Starting at the first line of the listing below, repeat each line exactly until the line containing "import plotly.graph_objects as go", which you include. Leave out pictures.

▼

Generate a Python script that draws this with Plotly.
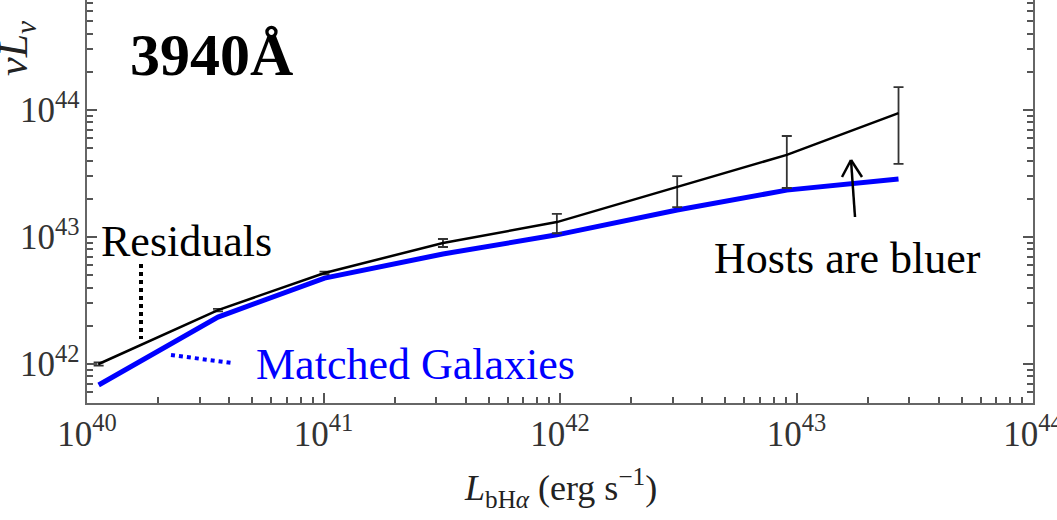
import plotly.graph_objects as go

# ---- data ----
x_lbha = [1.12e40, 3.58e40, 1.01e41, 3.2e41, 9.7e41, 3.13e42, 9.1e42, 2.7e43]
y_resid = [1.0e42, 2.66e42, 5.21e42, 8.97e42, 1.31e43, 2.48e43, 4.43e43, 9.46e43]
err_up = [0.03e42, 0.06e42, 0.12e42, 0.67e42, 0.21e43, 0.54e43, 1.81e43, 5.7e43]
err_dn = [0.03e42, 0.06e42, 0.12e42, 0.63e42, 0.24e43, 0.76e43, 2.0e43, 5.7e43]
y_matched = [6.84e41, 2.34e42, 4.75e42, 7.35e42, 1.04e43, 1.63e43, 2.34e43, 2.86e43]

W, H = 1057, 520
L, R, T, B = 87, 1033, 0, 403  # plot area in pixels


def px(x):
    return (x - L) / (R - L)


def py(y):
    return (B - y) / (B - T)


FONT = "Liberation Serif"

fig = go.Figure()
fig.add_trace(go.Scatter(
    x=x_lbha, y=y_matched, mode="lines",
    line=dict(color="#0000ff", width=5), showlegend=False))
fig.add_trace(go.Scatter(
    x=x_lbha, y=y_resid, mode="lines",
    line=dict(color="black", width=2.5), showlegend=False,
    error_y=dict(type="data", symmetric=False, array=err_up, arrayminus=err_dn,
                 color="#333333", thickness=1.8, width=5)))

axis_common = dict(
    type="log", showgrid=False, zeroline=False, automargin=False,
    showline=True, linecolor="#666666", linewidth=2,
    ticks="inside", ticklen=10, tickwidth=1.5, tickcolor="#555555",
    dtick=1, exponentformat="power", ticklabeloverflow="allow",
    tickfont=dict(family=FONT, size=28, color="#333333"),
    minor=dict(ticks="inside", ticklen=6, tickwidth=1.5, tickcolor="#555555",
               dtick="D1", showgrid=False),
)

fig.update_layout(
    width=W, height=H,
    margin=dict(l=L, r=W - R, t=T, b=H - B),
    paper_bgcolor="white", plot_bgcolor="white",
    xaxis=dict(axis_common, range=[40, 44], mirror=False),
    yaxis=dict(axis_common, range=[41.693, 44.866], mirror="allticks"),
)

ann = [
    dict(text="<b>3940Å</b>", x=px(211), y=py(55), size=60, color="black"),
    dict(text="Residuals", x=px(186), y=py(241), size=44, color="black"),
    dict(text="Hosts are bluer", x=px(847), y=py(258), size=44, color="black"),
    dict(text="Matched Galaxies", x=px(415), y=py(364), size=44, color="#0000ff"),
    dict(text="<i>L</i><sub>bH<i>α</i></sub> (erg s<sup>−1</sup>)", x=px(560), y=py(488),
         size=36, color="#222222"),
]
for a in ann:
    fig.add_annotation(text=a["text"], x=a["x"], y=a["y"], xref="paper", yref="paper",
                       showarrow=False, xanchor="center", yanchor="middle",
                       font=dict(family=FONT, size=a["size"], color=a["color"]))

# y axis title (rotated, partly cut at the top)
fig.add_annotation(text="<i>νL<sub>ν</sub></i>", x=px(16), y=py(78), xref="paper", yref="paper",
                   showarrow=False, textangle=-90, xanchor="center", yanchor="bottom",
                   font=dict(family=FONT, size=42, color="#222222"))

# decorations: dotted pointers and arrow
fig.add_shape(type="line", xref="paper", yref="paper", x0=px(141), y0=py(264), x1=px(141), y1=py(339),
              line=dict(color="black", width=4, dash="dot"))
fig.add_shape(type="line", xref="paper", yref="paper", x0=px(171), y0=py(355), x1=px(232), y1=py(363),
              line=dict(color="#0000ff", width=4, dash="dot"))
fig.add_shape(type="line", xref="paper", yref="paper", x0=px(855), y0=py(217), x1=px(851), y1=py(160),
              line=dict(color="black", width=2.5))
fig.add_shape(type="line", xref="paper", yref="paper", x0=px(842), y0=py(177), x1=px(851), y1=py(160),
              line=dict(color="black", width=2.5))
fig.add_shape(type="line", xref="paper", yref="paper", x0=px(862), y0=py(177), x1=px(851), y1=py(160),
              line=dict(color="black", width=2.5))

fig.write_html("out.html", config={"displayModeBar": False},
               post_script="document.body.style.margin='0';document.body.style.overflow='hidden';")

▲

* [Final result]
Generate a Python script that draws this with Plotly.
import plotly.graph_objects as go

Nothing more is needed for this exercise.